*PROBLEM TO SOLVE*.
Return all of the data exactly as written, without the pictures.

*INFORMATION SUPPLIED*.
▼

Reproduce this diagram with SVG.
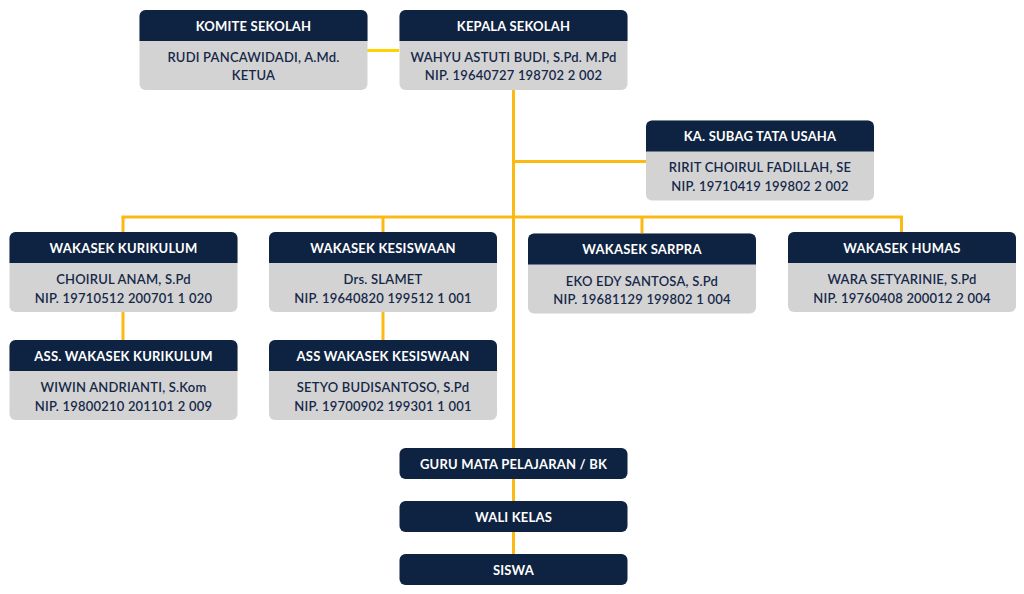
<svg xmlns="http://www.w3.org/2000/svg" width="1024" height="594" viewBox="0 0 1024 594">
<style>
.hd{fill:#0E2341}
.bd{fill:#D3D3D3}
.ht{fill:#FFFFFF;font-family:Lato,"Open Sans",sans-serif;font-weight:700;font-size:13px;text-anchor:middle;dominant-baseline:central;letter-spacing:0.2px}
.bt{fill:#16284A;font-family:Lato,"Open Sans",sans-serif;font-weight:600;font-size:13px;text-anchor:middle;dominant-baseline:central;letter-spacing:0.2px}
.ln{stroke:#FDB913;stroke-width:3;fill:none}
.ly{stroke:#FFD200;stroke-width:3;fill:none}
</style>
<defs>
<clipPath id="c1"><rect x="0" y="0" width="228" height="80" rx="6"/></clipPath>
</defs>
<g id="connectors">
<line class="ly" x1="367" y1="50.5" x2="399" y2="50.5"/>
<line class="ln" x1="513.5" y1="90" x2="513.5" y2="448"/>
<line class="ln" x1="513.5" y1="161.5" x2="646" y2="161.5"/>
<line class="ln" x1="121.5" y1="217" x2="903" y2="217"/>
<line class="ln" x1="123" y1="217" x2="123" y2="232"/>
<line class="ln" x1="383" y1="217" x2="383" y2="232"/>
<line class="ln" x1="642" y1="217" x2="642" y2="233"/>
<line class="ln" x1="901.5" y1="217" x2="901.5" y2="232"/>
<line class="ln" x1="123" y1="312" x2="123" y2="340"/>
<line class="ln" x1="383" y1="312" x2="383" y2="340"/>
<line class="ln" x1="513.5" y1="479" x2="513.5" y2="501"/>
<line class="ln" x1="513.5" y1="532" x2="513.5" y2="554"/>
</g>
<g id="komite" transform="translate(139.5,10)">
<rect class="bd" width="228" height="80" rx="6"/>
<path class="hd" d="M0,31V6A6,6 0 0 1 6,0H222A6,6 0 0 1 228,6V31Z"/>
<text class="ht" x="114" y="15.5">KOMITE SEKOLAH</text>
<text class="bt" x="114" y="46.5">RUDI PANCAWIDADI, A.Md.</text>
<text class="bt" x="114" y="65">KETUA</text>
</g>
<g id="kepala" transform="translate(399.5,10)">
<rect class="bd" width="228" height="80" rx="6"/>
<path class="hd" d="M0,31V6A6,6 0 0 1 6,0H222A6,6 0 0 1 228,6V31Z"/>
<text class="ht" x="114" y="15.5">KEPALA SEKOLAH</text>
<text class="bt" x="114" y="46.5">WAHYU ASTUTI BUDI, S.Pd. M.Pd</text>
<text class="bt" x="114" y="65">NIP. 19640727 198702 2 002</text>
</g>
<g id="tatausaha" transform="translate(646,120.5)">
<rect class="bd" width="228" height="80" rx="6"/>
<path class="hd" d="M0,31V6A6,6 0 0 1 6,0H222A6,6 0 0 1 228,6V31Z"/>
<text class="ht" x="114" y="15.5">KA. SUBAG TATA USAHA</text>
<text class="bt" x="114" y="46.5">RIRIT CHOIRUL FADILLAH, SE</text>
<text class="bt" x="114" y="65">NIP. 19710419 199802 2 002</text>
</g>
<g id="kurikulum" transform="translate(9.5,232)">
<rect class="bd" width="228" height="80" rx="6"/>
<path class="hd" d="M0,31V6A6,6 0 0 1 6,0H222A6,6 0 0 1 228,6V31Z"/>
<text class="ht" x="114" y="15.5">WAKASEK KURIKULUM</text>
<text class="bt" x="114" y="47">CHOIRUL ANAM, S.Pd</text>
<text class="bt" x="114" y="65.5">NIP. 19710512 200701 1 020</text>
</g>
<g id="kesiswaan" transform="translate(269,232)">
<rect class="bd" width="228" height="80" rx="6"/>
<path class="hd" d="M0,31V6A6,6 0 0 1 6,0H222A6,6 0 0 1 228,6V31Z"/>
<text class="ht" x="114" y="15.5">WAKASEK KESISWAAN</text>
<text class="bt" x="114" y="47">Drs. SLAMET</text>
<text class="bt" x="114" y="65.5">NIP. 19640820 199512 1 001</text>
</g>
<g id="sarpra" transform="translate(528,233.5)">
<rect class="bd" width="228" height="80" rx="6"/>
<path class="hd" d="M0,31V6A6,6 0 0 1 6,0H222A6,6 0 0 1 228,6V31Z"/>
<text class="ht" x="114" y="15.5">WAKASEK SARPRA</text>
<text class="bt" x="114" y="47">EKO EDY SANTOSA, S.Pd</text>
<text class="bt" x="114" y="65.5">NIP. 19681129 199802 1 004</text>
</g>
<g id="humas" transform="translate(788,232)">
<rect class="bd" width="228" height="80" rx="6"/>
<path class="hd" d="M0,31V6A6,6 0 0 1 6,0H222A6,6 0 0 1 228,6V31Z"/>
<text class="ht" x="114" y="15.5">WAKASEK HUMAS</text>
<text class="bt" x="114" y="47">WARA SETYARINIE, S.Pd</text>
<text class="bt" x="114" y="65.5">NIP. 19760408 200012 2 004</text>
</g>
<g id="asskurikulum" transform="translate(9.5,340)">
<rect class="bd" width="228" height="80" rx="6"/>
<path class="hd" d="M0,31V6A6,6 0 0 1 6,0H222A6,6 0 0 1 228,6V31Z"/>
<text class="ht" x="114" y="15.5">ASS. WAKASEK KURIKULUM</text>
<text class="bt" x="114" y="47">WIWIN ANDRIANTI, S.Kom</text>
<text class="bt" x="114" y="65.5">NIP. 19800210 201101 2 009</text>
</g>
<g id="asskesiswaan" transform="translate(269,340)">
<rect class="bd" width="228" height="80" rx="6"/>
<path class="hd" d="M0,31V6A6,6 0 0 1 6,0H222A6,6 0 0 1 228,6V31Z"/>
<text class="ht" x="114" y="15.5">ASS WAKASEK KESISWAAN</text>
<text class="bt" x="114" y="47">SETYO BUDISANTOSO, S.Pd</text>
<text class="bt" x="114" y="65.5">NIP. 19700902 199301 1 001</text>
</g>
<g id="guru" transform="translate(399.5,448)">
<rect class="hd" width="228" height="31" rx="6"/>
<text class="ht" x="114" y="15.5">GURU MATA PELAJARAN / BK</text>
</g>
<g id="walikelas" transform="translate(399.5,501)">
<rect class="hd" width="228" height="31" rx="6"/>
<text class="ht" x="114" y="15.5">WALI KELAS</text>
</g>
<g id="siswa" transform="translate(399.5,554)">
<rect class="hd" width="228" height="31" rx="6"/>
<text class="ht" x="114" y="15.5">SISWA</text>
</g>
</svg>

▲

*FULL OUTPUT*.
Reproduce this diagram with SVG.
<svg xmlns="http://www.w3.org/2000/svg" width="1024" height="594" viewBox="0 0 1024 594">
<style>
.hd{fill:#0E2341}
.bd{fill:#D3D3D3}
.ht{fill:#FFFFFF;font-family:Lato,"Open Sans",sans-serif;font-weight:700;font-size:13px;text-anchor:middle;dominant-baseline:central;letter-spacing:0.2px}
.bt{fill:#16284A;font-family:Lato,"Open Sans",sans-serif;font-weight:600;font-size:13px;text-anchor:middle;dominant-baseline:central;letter-spacing:0.2px}
.ln{stroke:#FDB913;stroke-width:3;fill:none}
.ly{stroke:#FFD200;stroke-width:3;fill:none}
</style>
<defs>
<clipPath id="c1"><rect x="0" y="0" width="228" height="80" rx="6"/></clipPath>
</defs>
<g id="connectors">
<line class="ly" x1="367" y1="50.5" x2="399" y2="50.5"/>
<line class="ln" x1="513.5" y1="90" x2="513.5" y2="448"/>
<line class="ln" x1="513.5" y1="161.5" x2="646" y2="161.5"/>
<line class="ln" x1="121.5" y1="217" x2="903" y2="217"/>
<line class="ln" x1="123" y1="217" x2="123" y2="232"/>
<line class="ln" x1="383" y1="217" x2="383" y2="232"/>
<line class="ln" x1="642" y1="217" x2="642" y2="233"/>
<line class="ln" x1="901.5" y1="217" x2="901.5" y2="232"/>
<line class="ln" x1="123" y1="312" x2="123" y2="340"/>
<line class="ln" x1="383" y1="312" x2="383" y2="340"/>
<line class="ln" x1="513.5" y1="479" x2="513.5" y2="501"/>
<line class="ln" x1="513.5" y1="532" x2="513.5" y2="554"/>
</g>
<g id="komite" transform="translate(139.5,10)">
<rect class="bd" width="228" height="80" rx="6"/>
<path class="hd" d="M0,31V6A6,6 0 0 1 6,0H222A6,6 0 0 1 228,6V31Z"/>
<text class="ht" x="114" y="15.5">KOMITE SEKOLAH</text>
<text class="bt" x="114" y="46.5">RUDI PANCAWIDADI, A.Md.</text>
<text class="bt" x="114" y="65">KETUA</text>
</g>
<g id="kepala" transform="translate(399.5,10)">
<rect class="bd" width="228" height="80" rx="6"/>
<path class="hd" d="M0,31V6A6,6 0 0 1 6,0H222A6,6 0 0 1 228,6V31Z"/>
<text class="ht" x="114" y="15.5">KEPALA SEKOLAH</text>
<text class="bt" x="114" y="46.5">WAHYU ASTUTI BUDI, S.Pd. M.Pd</text>
<text class="bt" x="114" y="65">NIP. 19640727 198702 2 002</text>
</g>
<g id="tatausaha" transform="translate(646,120.5)">
<rect class="bd" width="228" height="80" rx="6"/>
<path class="hd" d="M0,31V6A6,6 0 0 1 6,0H222A6,6 0 0 1 228,6V31Z"/>
<text class="ht" x="114" y="15.5">KA. SUBAG TATA USAHA</text>
<text class="bt" x="114" y="46.5">RIRIT CHOIRUL FADILLAH, SE</text>
<text class="bt" x="114" y="65">NIP. 19710419 199802 2 002</text>
</g>
<g id="kurikulum" transform="translate(9.5,232)">
<rect class="bd" width="228" height="80" rx="6"/>
<path class="hd" d="M0,31V6A6,6 0 0 1 6,0H222A6,6 0 0 1 228,6V31Z"/>
<text class="ht" x="114" y="15.5">WAKASEK KURIKULUM</text>
<text class="bt" x="114" y="47">CHOIRUL ANAM, S.Pd</text>
<text class="bt" x="114" y="65.5">NIP. 19710512 200701 1 020</text>
</g>
<g id="kesiswaan" transform="translate(269,232)">
<rect class="bd" width="228" height="80" rx="6"/>
<path class="hd" d="M0,31V6A6,6 0 0 1 6,0H222A6,6 0 0 1 228,6V31Z"/>
<text class="ht" x="114" y="15.5">WAKASEK KESISWAAN</text>
<text class="bt" x="114" y="47">Drs. SLAMET</text>
<text class="bt" x="114" y="65.5">NIP. 19640820 199512 1 001</text>
</g>
<g id="sarpra" transform="translate(528,233.5)">
<rect class="bd" width="228" height="80" rx="6"/>
<path class="hd" d="M0,31V6A6,6 0 0 1 6,0H222A6,6 0 0 1 228,6V31Z"/>
<text class="ht" x="114" y="15.5">WAKASEK SARPRA</text>
<text class="bt" x="114" y="47">EKO EDY SANTOSA, S.Pd</text>
<text class="bt" x="114" y="65.5">NIP. 19681129 199802 1 004</text>
</g>
<g id="humas" transform="translate(788,232)">
<rect class="bd" width="228" height="80" rx="6"/>
<path class="hd" d="M0,31V6A6,6 0 0 1 6,0H222A6,6 0 0 1 228,6V31Z"/>
<text class="ht" x="114" y="15.5">WAKASEK HUMAS</text>
<text class="bt" x="114" y="47">WARA SETYARINIE, S.Pd</text>
<text class="bt" x="114" y="65.5">NIP. 19760408 200012 2 004</text>
</g>
<g id="asskurikulum" transform="translate(9.5,340)">
<rect class="bd" width="228" height="80" rx="6"/>
<path class="hd" d="M0,31V6A6,6 0 0 1 6,0H222A6,6 0 0 1 228,6V31Z"/>
<text class="ht" x="114" y="15.5">ASS. WAKASEK KURIKULUM</text>
<text class="bt" x="114" y="47">WIWIN ANDRIANTI, S.Kom</text>
<text class="bt" x="114" y="65.5">NIP. 19800210 201101 2 009</text>
</g>
<g id="asskesiswaan" transform="translate(269,340)">
<rect class="bd" width="228" height="80" rx="6"/>
<path class="hd" d="M0,31V6A6,6 0 0 1 6,0H222A6,6 0 0 1 228,6V31Z"/>
<text class="ht" x="114" y="15.5">ASS WAKASEK KESISWAAN</text>
<text class="bt" x="114" y="47">SETYO BUDISANTOSO, S.Pd</text>
<text class="bt" x="114" y="65.5">NIP. 19700902 199301 1 001</text>
</g>
<g id="guru" transform="translate(399.5,448)">
<rect class="hd" width="228" height="31" rx="6"/>
<text class="ht" x="114" y="15.5">GURU MATA PELAJARAN / BK</text>
</g>
<g id="walikelas" transform="translate(399.5,501)">
<rect class="hd" width="228" height="31" rx="6"/>
<text class="ht" x="114" y="15.5">WALI KELAS</text>
</g>
<g id="siswa" transform="translate(399.5,554)">
<rect class="hd" width="228" height="31" rx="6"/>
<text class="ht" x="114" y="15.5">SISWA</text>
</g>
</svg>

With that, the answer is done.